Problem details: Using the material below, print a verbatim copy of every line from the one containing "Give me the matplotlib source for this chart." through the one containing "changes = np.arange(20, 101)", inclusive, and omit the pictures.
━━━ Information provided ━━━
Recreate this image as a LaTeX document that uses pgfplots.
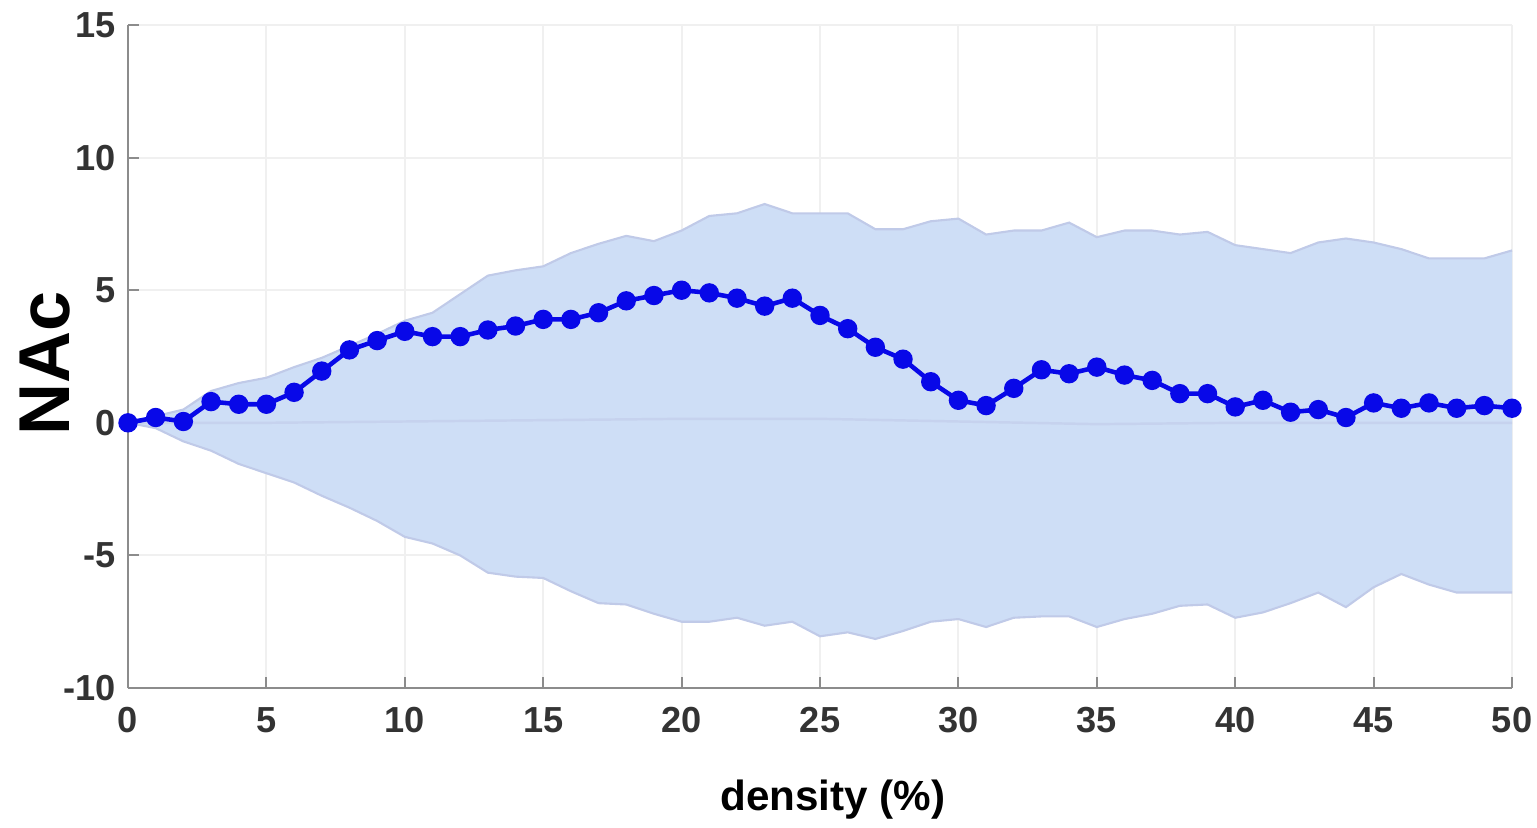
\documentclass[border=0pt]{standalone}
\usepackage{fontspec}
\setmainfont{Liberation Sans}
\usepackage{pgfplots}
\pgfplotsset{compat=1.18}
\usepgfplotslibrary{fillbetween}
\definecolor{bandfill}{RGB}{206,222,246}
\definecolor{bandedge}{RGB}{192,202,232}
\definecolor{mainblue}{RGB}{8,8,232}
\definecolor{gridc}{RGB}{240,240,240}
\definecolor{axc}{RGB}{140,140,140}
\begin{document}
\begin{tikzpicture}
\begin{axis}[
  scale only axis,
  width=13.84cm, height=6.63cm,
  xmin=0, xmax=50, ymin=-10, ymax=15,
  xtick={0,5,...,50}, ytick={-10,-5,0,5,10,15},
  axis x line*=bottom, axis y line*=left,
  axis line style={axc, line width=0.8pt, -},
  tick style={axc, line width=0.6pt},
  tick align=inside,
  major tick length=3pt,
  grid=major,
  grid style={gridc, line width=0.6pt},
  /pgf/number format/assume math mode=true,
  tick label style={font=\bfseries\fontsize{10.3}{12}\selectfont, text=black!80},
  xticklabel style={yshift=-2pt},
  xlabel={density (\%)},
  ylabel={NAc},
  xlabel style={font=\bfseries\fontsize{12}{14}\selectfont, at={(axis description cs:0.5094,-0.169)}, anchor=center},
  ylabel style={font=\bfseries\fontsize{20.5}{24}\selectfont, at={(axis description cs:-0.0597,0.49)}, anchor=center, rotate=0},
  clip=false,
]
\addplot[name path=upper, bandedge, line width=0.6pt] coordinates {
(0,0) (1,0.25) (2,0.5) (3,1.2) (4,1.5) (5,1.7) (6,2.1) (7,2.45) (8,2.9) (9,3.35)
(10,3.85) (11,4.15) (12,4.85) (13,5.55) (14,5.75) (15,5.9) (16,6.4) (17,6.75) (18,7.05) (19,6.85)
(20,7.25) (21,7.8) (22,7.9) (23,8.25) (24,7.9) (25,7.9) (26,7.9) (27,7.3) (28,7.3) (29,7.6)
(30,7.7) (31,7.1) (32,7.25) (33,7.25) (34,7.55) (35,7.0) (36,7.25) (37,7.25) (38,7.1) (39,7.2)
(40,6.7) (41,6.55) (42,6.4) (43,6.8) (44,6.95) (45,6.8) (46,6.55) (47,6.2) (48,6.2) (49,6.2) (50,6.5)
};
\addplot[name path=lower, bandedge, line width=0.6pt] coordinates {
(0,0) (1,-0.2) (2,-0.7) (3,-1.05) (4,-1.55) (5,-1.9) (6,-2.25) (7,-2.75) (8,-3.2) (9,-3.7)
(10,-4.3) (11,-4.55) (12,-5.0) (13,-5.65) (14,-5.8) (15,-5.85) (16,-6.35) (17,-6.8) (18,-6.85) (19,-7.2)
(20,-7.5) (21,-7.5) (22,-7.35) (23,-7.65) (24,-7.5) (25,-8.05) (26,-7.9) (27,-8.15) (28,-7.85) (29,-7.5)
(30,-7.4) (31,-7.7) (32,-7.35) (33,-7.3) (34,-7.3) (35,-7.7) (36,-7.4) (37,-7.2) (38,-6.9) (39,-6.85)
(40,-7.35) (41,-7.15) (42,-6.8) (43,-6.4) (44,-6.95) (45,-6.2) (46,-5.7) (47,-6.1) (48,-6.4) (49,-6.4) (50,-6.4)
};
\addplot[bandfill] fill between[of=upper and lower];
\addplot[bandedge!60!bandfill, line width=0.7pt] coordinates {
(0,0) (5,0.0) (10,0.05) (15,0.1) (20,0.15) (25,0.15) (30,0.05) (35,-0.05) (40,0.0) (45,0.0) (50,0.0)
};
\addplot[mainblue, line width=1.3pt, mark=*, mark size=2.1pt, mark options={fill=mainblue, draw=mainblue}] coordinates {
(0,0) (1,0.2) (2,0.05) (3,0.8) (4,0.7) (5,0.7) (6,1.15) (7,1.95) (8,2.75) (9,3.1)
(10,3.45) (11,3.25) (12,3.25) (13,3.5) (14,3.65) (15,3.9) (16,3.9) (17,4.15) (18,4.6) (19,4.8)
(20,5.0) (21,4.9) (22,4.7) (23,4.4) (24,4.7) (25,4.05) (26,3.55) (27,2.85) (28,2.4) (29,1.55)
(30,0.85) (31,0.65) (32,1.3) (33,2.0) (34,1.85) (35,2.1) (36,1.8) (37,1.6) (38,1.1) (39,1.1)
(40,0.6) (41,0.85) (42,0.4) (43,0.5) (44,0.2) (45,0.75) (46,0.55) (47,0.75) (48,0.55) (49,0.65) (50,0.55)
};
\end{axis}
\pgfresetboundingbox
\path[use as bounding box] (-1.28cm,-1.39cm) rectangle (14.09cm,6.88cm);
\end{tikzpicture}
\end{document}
━━━
━━━ Information provided ━━━
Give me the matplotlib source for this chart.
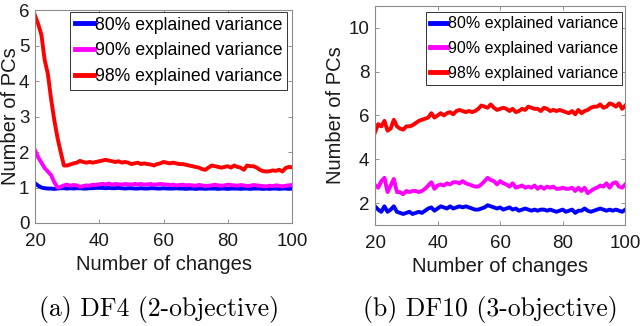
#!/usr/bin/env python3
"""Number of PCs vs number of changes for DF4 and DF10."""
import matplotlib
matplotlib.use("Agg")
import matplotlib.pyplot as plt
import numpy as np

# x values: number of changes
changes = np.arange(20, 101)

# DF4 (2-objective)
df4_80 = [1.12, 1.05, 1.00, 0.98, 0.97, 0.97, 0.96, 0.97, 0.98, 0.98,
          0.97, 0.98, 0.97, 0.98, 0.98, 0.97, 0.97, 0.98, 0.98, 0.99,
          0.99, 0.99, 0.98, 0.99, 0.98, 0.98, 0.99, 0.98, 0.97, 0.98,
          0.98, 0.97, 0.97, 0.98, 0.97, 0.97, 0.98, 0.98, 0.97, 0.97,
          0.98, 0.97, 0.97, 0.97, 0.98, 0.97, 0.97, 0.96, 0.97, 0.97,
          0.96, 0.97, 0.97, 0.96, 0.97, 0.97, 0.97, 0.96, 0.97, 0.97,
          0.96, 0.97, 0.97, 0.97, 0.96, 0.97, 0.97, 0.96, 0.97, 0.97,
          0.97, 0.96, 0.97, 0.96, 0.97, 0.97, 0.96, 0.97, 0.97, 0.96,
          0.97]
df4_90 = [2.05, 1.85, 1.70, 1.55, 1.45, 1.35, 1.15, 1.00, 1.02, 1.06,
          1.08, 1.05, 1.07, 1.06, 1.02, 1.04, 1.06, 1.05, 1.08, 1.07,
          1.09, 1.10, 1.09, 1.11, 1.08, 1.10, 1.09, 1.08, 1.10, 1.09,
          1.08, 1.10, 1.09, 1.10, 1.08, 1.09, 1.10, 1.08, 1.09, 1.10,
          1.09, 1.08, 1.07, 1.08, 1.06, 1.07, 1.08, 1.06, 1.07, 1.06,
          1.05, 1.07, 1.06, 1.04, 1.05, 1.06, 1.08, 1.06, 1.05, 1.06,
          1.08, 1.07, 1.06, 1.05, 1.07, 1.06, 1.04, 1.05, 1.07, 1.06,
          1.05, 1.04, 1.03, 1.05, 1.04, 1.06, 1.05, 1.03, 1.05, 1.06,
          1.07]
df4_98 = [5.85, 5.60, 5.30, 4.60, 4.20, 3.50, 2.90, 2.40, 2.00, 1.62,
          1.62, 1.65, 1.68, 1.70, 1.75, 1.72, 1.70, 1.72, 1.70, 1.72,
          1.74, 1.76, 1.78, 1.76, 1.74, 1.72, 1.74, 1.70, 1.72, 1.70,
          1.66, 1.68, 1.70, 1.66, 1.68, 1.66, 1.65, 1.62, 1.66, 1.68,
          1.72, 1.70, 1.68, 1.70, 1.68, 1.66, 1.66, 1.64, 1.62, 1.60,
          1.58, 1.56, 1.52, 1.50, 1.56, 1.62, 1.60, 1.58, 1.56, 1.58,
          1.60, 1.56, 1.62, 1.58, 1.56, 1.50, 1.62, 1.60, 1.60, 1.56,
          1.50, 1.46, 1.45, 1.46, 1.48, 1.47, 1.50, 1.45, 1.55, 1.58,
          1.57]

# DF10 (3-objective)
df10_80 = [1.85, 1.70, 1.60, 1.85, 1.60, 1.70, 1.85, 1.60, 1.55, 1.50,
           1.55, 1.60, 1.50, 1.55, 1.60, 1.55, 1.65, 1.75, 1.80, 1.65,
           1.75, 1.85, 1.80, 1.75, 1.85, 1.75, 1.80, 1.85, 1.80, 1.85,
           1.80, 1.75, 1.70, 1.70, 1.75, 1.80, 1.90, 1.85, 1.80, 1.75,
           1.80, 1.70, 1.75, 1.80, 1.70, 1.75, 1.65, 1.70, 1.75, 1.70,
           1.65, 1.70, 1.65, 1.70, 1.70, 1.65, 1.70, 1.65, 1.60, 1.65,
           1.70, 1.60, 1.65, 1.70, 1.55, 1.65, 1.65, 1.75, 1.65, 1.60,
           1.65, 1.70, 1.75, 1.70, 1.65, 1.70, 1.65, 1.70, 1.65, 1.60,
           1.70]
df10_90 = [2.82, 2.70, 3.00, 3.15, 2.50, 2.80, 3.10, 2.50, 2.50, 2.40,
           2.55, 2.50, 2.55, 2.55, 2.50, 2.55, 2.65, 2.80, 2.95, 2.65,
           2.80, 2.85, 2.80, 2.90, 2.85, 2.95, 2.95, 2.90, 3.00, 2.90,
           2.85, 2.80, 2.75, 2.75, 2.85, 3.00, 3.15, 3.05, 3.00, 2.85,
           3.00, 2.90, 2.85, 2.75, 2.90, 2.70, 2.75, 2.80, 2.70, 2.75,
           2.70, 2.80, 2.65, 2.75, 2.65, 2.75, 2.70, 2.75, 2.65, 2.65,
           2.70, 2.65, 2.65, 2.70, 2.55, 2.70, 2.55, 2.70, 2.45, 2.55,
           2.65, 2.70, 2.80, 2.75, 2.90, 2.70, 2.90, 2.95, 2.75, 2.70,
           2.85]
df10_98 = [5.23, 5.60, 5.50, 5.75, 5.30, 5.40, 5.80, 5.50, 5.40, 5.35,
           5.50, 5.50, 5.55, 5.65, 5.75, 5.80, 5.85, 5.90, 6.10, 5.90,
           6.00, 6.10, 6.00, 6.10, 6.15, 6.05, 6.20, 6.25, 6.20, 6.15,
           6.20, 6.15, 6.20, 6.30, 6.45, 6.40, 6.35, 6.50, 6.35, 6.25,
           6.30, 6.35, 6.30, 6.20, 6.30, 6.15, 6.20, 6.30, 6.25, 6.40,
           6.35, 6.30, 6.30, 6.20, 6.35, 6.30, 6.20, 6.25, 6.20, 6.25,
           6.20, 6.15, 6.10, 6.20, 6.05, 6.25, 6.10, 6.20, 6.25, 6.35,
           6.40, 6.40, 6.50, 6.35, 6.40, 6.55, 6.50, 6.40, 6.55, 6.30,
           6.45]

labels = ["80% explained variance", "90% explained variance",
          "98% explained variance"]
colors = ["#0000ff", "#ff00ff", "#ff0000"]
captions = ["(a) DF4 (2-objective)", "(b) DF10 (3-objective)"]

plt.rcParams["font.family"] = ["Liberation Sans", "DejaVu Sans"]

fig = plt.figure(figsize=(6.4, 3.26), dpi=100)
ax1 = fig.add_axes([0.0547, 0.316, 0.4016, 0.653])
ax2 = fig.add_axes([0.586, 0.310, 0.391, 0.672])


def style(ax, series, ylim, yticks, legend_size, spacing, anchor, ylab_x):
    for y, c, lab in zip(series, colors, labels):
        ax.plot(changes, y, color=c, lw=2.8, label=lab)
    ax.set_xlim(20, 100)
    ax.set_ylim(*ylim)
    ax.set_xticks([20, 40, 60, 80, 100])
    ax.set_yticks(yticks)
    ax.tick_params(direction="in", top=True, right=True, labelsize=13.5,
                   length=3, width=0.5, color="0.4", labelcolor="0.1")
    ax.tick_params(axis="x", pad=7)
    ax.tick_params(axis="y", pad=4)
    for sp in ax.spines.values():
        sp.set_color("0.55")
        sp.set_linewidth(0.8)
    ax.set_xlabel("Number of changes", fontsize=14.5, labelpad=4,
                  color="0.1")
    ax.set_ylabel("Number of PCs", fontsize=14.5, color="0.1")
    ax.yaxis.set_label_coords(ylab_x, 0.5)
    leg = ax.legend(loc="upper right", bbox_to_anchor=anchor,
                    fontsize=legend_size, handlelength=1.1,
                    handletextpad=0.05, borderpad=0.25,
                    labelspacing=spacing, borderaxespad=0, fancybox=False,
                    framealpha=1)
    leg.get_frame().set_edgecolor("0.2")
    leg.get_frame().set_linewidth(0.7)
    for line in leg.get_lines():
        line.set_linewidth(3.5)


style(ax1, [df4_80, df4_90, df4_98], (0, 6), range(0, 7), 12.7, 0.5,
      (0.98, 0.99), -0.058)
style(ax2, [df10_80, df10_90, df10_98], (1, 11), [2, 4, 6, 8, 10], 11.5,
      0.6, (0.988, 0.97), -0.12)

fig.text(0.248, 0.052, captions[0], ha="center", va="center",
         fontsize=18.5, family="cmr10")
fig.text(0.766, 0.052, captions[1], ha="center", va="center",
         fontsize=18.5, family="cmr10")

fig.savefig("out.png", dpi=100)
━━━
The response:
Give me the matplotlib source for this chart.
#!/usr/bin/env python3
"""Number of PCs vs number of changes for DF4 and DF10."""
import matplotlib
matplotlib.use("Agg")
import matplotlib.pyplot as plt
import numpy as np

# x values: number of changes
changes = np.arange(20, 101)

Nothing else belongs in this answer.